Gleich nach der Wiedervereinigung erfuhr man 1993, daß die drei größten in Berlin von den Sowjets errichteten Siegesmale teilweise baufällig sind. Der damalige Bundesinnenminister Seiters mußte sofort 7 Millionen Mark für die Instandsetzung bereitstellen. Das reichte nicht aus. 1994 war das Sowjetehrenmal unter den Linden vom Einsturz bedroht. Die riesige Bronzestatue des Sowjetsoldaten mußte unter großem technischen Aufwand vom Sockel geholt und für eine Million DM restauriert werden. 1998 hatten sich die Sanierungskosten auf bis zu 50 Millionen DM gesteigert. Jetzt heißt es, daß immer noch 30 Millionen notwendig sind – und das nur für Berlin. Wie "Focus" meldet, sollen Bundeswehrpioniere zunächst das Sowjetehrenmal Treptow wieder auf Hochglanz bringen, so die Tradition der Roten Armee hochhaltend, während gleichzeitig der Bundeswehr verboten wird, die Tradition der deutschen Armee zu pflegen.

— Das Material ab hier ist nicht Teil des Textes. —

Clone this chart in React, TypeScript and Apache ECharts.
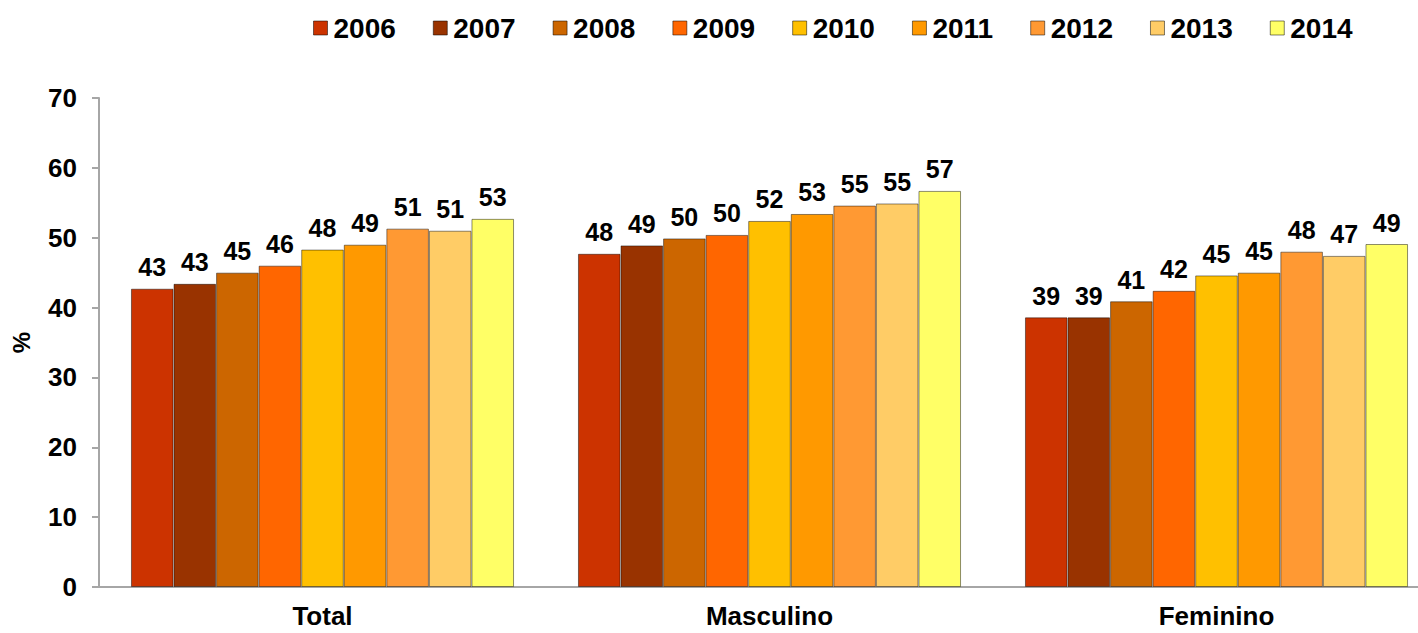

Der deutsch-sowjetische Partnerschaftsvertrag enthält nicht nur den Artikel 18, der die sowjetischen Denkmäler in Deutschland schützen soll, sondern auch einen Artikel 16, in dem sich Deutschland und die UdSSR verpflichten, "daß verschollene oder unrechtmäßig verbrachte Kunstschätze, die sich auf ihrem Territorium befinden, an den Eigentümer oder seinen Rechtsnachfolger zurückgegeben werden." Bekanntlich denkt Rußland nicht daran, diese vertragliche Vereinbarung zu erfüllen.

Es kann nicht sein, daß sich nur die eine Seite an ihre Verpflichtungen hält, während die andere die Verpflichtung mißachtet. Was den Artikel 18 angeht, so ist es doch an der Zeit, daß die Bundesregierung Rußland deutlich macht, daß es sich bei der Pflege der sowjetischen Denkmäler auf deutschem Boden nur darum handeln kann, der sowjetischen Toten "angemessen" zu gedenken. Das bedeutet, daß diese Gelände würdig umgestaltet werden, wobei es der russischen Seite selbstverständlich freisteht, die stalinschen Triumphmale nach Hause in die ehemalige Sowjetunion zu holen.